Organisations who are reliant on computer technology, wholly or in part, for generating revenues and profits are at serious risk if their software supplier is liquidated, or merges with another business that is unable or unwilling to support the product (or wishes to do so only under commercially unacceptable terms), or otherwise stops servicing their product, says Andrew Stekhoven, Managing Director of Escrow Europe (South Africa), a leading provider of active software escrow and related services.
The reason is organisations are at risk is because of two languages object and source, explains Stekhoven.
Object code is readable only by a machine (i.e. the computer system), and cannot be debugged, corrected, maintained or updated in this format. Source code, on the other hand, is readable by humans and is the language we use to write, debug, correct and update, and thereafter compile into object code for re-installation on the computer.
Obviously, the source code is the intellectual property of the developer. So, the vast majority of software procurement agreements involve the licence for, or use of, the software in object code format only.
The power of escrow is that, in the event of the supplier no longer being available, the escrow arrangement provides for access by the end-user to the source code of the product.

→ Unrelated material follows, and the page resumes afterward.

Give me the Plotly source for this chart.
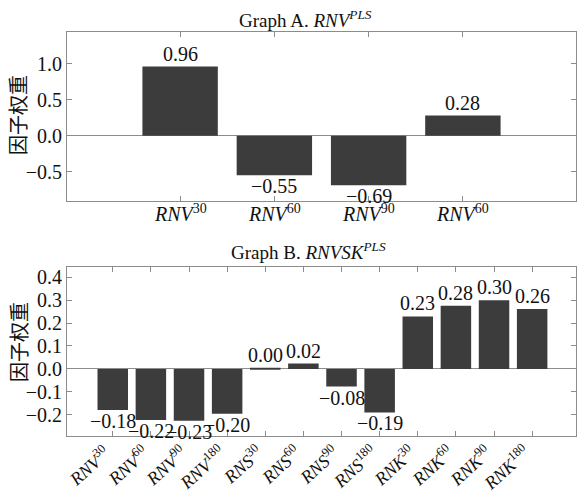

Escrow an Elegant Solution
Escrow agreements are already common cause in Europe and the US (even SAP end-users are protected by source code escrow arrangements). Uptake in South Africa has been slow despite the recommendations of King III but, with Gartner and COBIT(r) 5 also now acknowledging it as an elegant solution, this could change.
It should be obvious to players in the insurance underwriting arena that software escrow could be a significant risk reduction tool, if it were made mandatory for clients seeking cover against loss of profits.
Software escrow arrangements made by professional and knowledgeable escrow service providers lower the underwriter's risk by ensuring the end-user has access to source code under specified future conditions.
The Guarantee of Escrow
In particular, escrow ensures that there is guaranteed access and legal right to the escrow material by the end-user; that the source code in escrow will be complete and recompilable in the event of such a release; and that the end-user, who has then had prior opportunity to ensure the availability of suitably qualified resources, will be able to support and maintain the software in the absence of the supplier.
Thus, in effect, the escrow agreement is a technical insurance policy that guarantees end-user business continuity should the software provider be unable to continue supporting the product. As such, it should be attractive to all underwriters who seek to remove elements of doubt and uncertainty in framing policies involving profit-loss cover such as Multimark policies, Directors and Officers (D and O) policies etc, concludes Stekhoven.